Pour étudier cette question, les chercheurs ont réalisé à l'institution Carnegie de Washington et à l'Université Macquarie de Sydney des expériences visant à reproduire l'équilibre entre métal et silicate fondu à des conditions représentatives de l'océan magmatique primitif terrestre, considéré comme le dernier lieu d'équilibration avant la ségrégation noyau-manteau. Pour cela les auteurs ont porté à haute pression (1 à 7,7 giga pascals) et haute température (1750 à 2000°C) un mélange correspondant à la composition supposée de l'océan de magma. L'équilibre entre métal et silicate a été atteint à 2000°C. Les mesures isotopiques réalisées ensuite au LMTG à Toulouse sur chacune de ces phases montrent qu'il n'y a pas de fractionnement isotopique décelable dans les conditions de ces expériences.

Produits d'expériences d'équilibration entre un silicate et un métal fondu à 2000°C et 3,5GPa,
vus au microscope électronique à balayage (à gauche). Les compositions isotopiques en fer
de ces produits s'alignent sur une droite de pente 1 et d'origine 0 (à droite).
Ceci démontre l'absence de fractionnement isotopique du fer entre les matériaux
qui produiront le noyau et le manteau de la terre aux conditions expérimentales étudiées
qui correspondent à un océan magmatique primitif.

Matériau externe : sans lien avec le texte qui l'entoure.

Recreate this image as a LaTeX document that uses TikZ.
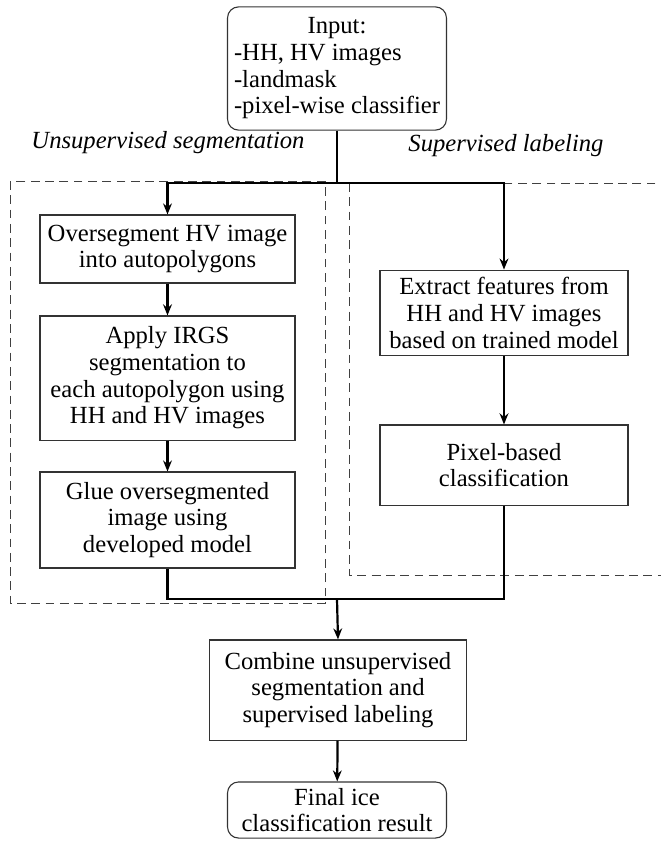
\documentclass[tikz,border=0pt]{standalone}
\usepackage{fontspec}
\setmainfont{Liberation Serif}
\usetikzlibrary{arrows.meta}

\newcommand{\boxfont}{\fontsize{11.2}{12.1}\selectfont}

\tikzset{
	stage/.style={draw=black!80, line width=0.5pt, rectangle, align=center, inner sep=2pt},
	endbox/.style={stage, rounded corners=5pt},
	flow/.style={-{Stealth[length=5pt,width=4pt]}, line width=1pt},
	link/.style={line width=1pt},
	region/.style={draw=black!75, line width=0.4pt, dash pattern=on 4pt off 2.5pt},
	areatitle/.style={font=\boxfont\itshape},
}

\begin{document}
\begin{tikzpicture}[x=0.4545pt, y=-0.4545pt, font=\boxfont]
	\useasboundingbox (0,0) rectangle (661,842);

	% dashed areas
	\draw[region] (10,181) rectangle (325,603);
	\draw[region] (349,183) rectangle (668,575);
	\node[areatitle] (unsup) at (168,143) {Unsupervised segmentation};
	\node[areatitle] (sup) at (506,146) {Supervised labeling};

	% boxes
	\node[endbox, minimum width=99.5pt, minimum height=56pt] (input) at (337,68.5)
		{\begin{tabular}{@{}l@{}}\multicolumn{1}{c}{Input:}\\-HH, HV images\\-landmask\\-pixel-wise classifier\end{tabular}};
	\node[stage, minimum width=115.9pt, minimum height=30.9pt] (ovs) at (167.5,249)
		{Oversegment HV image\\into autopolygons};
	\node[stage, minimum width=115.9pt, minimum height=56.4pt] (irgs) at (167.5,378)
		{Apply IRGS\\segmentation to\\each autopolygon using\\HH and HV images};
	\node[stage, minimum width=115.9pt, minimum height=43.6pt] (glue) at (167.5,520)
		{Glue oversegmented\\image using\\developed model};
	\node[stage, minimum width=112.7pt, minimum height=39pt] (feat) at (504,313)
		{Extract features from\\HH and HV images\\based on trained model};
	\node[stage, minimum width=112.7pt, minimum height=36.4pt] (pix) at (504,465)
		{Pixel-based\\classification};
	\node[stage, minimum width=116.4pt, minimum height=45.5pt] (comb) at (338,690)
		{Combine unsupervised\\segmentation and\\supervised labeling};
	\node[endbox, minimum width=99.5pt, minimum height=25.5pt] (result) at (337,810)
		{Final ice\\classification result};

	% connectors
	\coordinate (split) at (337,183);
	\coordinate (merge) at (337,599);
	\draw[link] (input.south) -- (split);
	\draw[flow] (split) -| (ovs.north);
	\draw[flow] (split) -| (feat.north);
	\draw[flow] (ovs) -- (irgs);
	\draw[flow] (irgs) -- (glue);
	\draw[flow] (feat) -- (pix);
	\draw[link] (glue.south) |- (merge);
	\draw[link] (pix.south) |- (merge);
	\draw[flow] (merge) -- (comb.north);
	\draw[flow] (comb) -- (result);
\end{tikzpicture}
\end{document}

Ceci tend tout d'abord à montrer que la différenciation en manteau et noyau ne doit pas s'accompagner de fractionnement isotopique et confirme des conclusions antérieures basées sur l'étude de météorites. Par ailleurs, en ce qui concerne les différences de compositions isotopiques connues entre les planètes telluriques, la Lune étant plus "lourde" que la Terre, elle même plus "lourde" que Mars, ces résultats tendent à montrer que ces différences sont plus à imputer aux mécanismes différents de formation de ces planètes (impact interplanétaire ayant donné naissance à la Lune dans le cas de la Terre, contre une croissance par accrétion d'astéroïdes uniquement dans le cas de Mars par exemple), plutôt qu'à des processus de différenciation planétaire majeurs, comme la séparation du noyau et du manteau proposés par certains auteurs.